■ **Do this**
Transcribe all of the material below word for word and leave out its pictures.

■ **Data**
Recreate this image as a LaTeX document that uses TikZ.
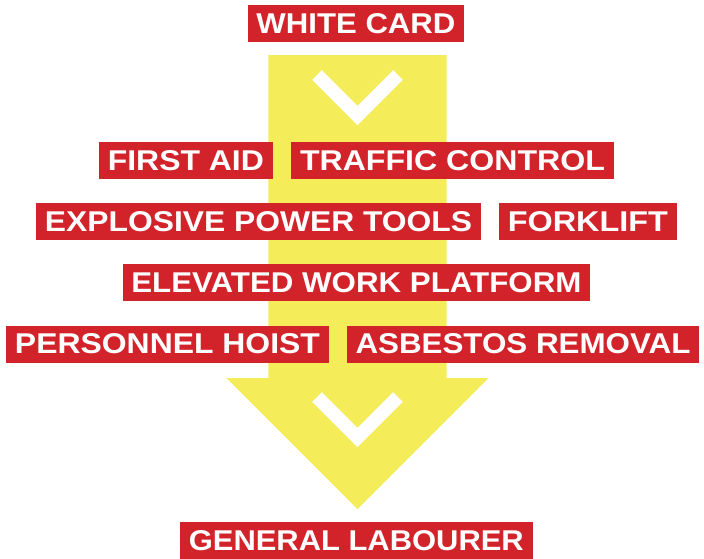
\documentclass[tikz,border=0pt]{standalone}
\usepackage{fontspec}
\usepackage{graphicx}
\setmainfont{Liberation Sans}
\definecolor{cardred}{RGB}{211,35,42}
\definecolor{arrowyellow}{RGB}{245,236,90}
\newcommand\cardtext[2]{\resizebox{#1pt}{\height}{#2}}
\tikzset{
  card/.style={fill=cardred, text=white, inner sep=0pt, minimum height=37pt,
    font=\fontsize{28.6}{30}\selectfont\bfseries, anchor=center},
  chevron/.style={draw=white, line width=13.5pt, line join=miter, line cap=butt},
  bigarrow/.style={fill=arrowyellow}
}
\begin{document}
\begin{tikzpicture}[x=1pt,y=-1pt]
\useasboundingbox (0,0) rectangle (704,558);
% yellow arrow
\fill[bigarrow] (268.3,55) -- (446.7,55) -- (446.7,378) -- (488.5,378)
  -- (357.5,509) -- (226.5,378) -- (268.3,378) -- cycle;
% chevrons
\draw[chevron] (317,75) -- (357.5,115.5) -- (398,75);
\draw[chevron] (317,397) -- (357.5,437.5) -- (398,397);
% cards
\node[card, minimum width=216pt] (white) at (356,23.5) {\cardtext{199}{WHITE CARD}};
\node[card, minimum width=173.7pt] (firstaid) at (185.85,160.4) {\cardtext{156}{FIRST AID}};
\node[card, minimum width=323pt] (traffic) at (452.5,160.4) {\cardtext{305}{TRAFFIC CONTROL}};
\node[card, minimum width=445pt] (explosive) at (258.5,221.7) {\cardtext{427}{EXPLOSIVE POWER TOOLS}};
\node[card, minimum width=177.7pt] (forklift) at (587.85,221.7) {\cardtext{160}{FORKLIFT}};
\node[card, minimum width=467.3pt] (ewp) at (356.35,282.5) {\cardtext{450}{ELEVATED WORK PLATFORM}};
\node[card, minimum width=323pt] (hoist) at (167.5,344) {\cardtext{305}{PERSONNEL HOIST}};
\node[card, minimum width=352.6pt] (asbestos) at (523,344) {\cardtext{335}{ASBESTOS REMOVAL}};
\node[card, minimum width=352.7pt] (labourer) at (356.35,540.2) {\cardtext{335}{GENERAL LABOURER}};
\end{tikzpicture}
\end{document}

■ **Output for this task**
Recreate this image as a LaTeX document that uses TikZ.
\documentclass[tikz,border=0pt]{standalone}
\usepackage{fontspec}
\usepackage{graphicx}
\setmainfont{Liberation Sans}
\definecolor{cardred}{RGB}{211,35,42}
\definecolor{arrowyellow}{RGB}{245,236,90}
\newcommand\cardtext[2]{\resizebox{#1pt}{\height}{#2}}
\tikzset{
  card/.style={fill=cardred, text=white, inner sep=0pt, minimum height=37pt,
    font=\fontsize{28.6}{30}\selectfont\bfseries, anchor=center},
  chevron/.style={draw=white, line width=13.5pt, line join=miter, line cap=butt},
  bigarrow/.style={fill=arrowyellow}
}
\begin{document}
\begin{tikzpicture}[x=1pt,y=-1pt]
\useasboundingbox (0,0) rectangle (704,558);
% yellow arrow
\fill[bigarrow] (268.3,55) -- (446.7,55) -- (446.7,378) -- (488.5,378)
  -- (357.5,509) -- (226.5,378) -- (268.3,378) -- cycle;
% chevrons
\draw[chevron] (317,75) -- (357.5,115.5) -- (398,75);
\draw[chevron] (317,397) -- (357.5,437.5) -- (398,397);
% cards
\node[card, minimum width=216pt] (white) at (356,23.5) {\cardtext{199}{WHITE CARD}};
\node[card, minimum width=173.7pt] (firstaid) at (185.85,160.4) {\cardtext{156}{FIRST AID}};
\node[card, minimum width=323pt] (traffic) at (452.5,160.4) {\cardtext{305}{TRAFFIC CONTROL}};
\node[card, minimum width=445pt] (explosive) at (258.5,221.7) {\cardtext{427}{EXPLOSIVE POWER TOOLS}};
\node[card, minimum width=177.7pt] (forklift) at (587.85,221.7) {\cardtext{160}{FORKLIFT}};
\node[card, minimum width=467.3pt] (ewp) at (356.35,282.5) {\cardtext{450}{ELEVATED WORK PLATFORM}};
\node[card, minimum width=323pt] (hoist) at (167.5,344) {\cardtext{305}{PERSONNEL HOIST}};
\node[card, minimum width=352.6pt] (asbestos) at (523,344) {\cardtext{335}{ASBESTOS REMOVAL}};
\node[card, minimum width=352.7pt] (labourer) at (356.35,540.2) {\cardtext{335}{GENERAL LABOURER}};
\end{tikzpicture}
\end{document}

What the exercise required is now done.